Убрав из Петербурга Кошко, заговорщики вздохнули с облегчением. Филиппов «делом Шамана» не заинтересовался – у него других дел предостаточно, ежедневной сыскной суматохи. В противном случае из Петербурга был бы убран и он. Быстренько найти в провинции кресло полицмейстера, или даже вице-губернатора, сенаторам и министрам труда не составляло. Надо только шепнуть царю или премьер-министру о незаменимости там Филиппова.
Второе непредвиденное историческое завихрение произошло в середине марта – у судебного следователя, ведущего «дело Шамана», заела совесть. В обход интереса высоких кураторов он послал туда филипповского сыщика.

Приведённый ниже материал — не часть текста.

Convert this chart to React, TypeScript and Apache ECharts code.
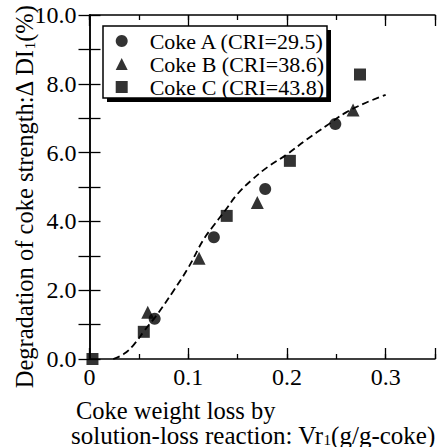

Когда надзиратели филипповского летучего отряда привезли Григорьеву в Петербург в наручниках, заговорщики испытали ужас. Вся их многомесячная операция рухнула. Им уже стало не до Шамана, который из тюрьмы будет обязательно выпущен. Если Григорьева на допросах следствия или суда развяжет язык и сообщит о приказе офицеров охранного отделения, посланных директором департамента полиции на убийство, то буря, которую они в январе и феврале опасались, поднимется во всю свою мощь. Для заговорщиков это был страшный конец.
В тюремную камеру к Григорьевой они немедленно послали жандармов, которые убедили её до конца молчать. В противном случае или она по решению суда отправится на бессрочную каторгу (убийство детей никуда не денешь), или они просто убьют её по пути туда. И, напротив, если Григорьева будет молчать, они ей устроят из Сибири побег, предоставят в каком-нибудь городе жильё, деньги, новый паспорт, и она сможет жить в комфортных для себя условиях. Григорьева, судя по всему, согласилась молчать. Но это вряд ли ей поможет, потому что такого свидетеля в живых заговорщики гарантированно не оставят – её, скорее всего, пристрелят уже по пути в Сибирь, при попытке бегства из арестантского поезда.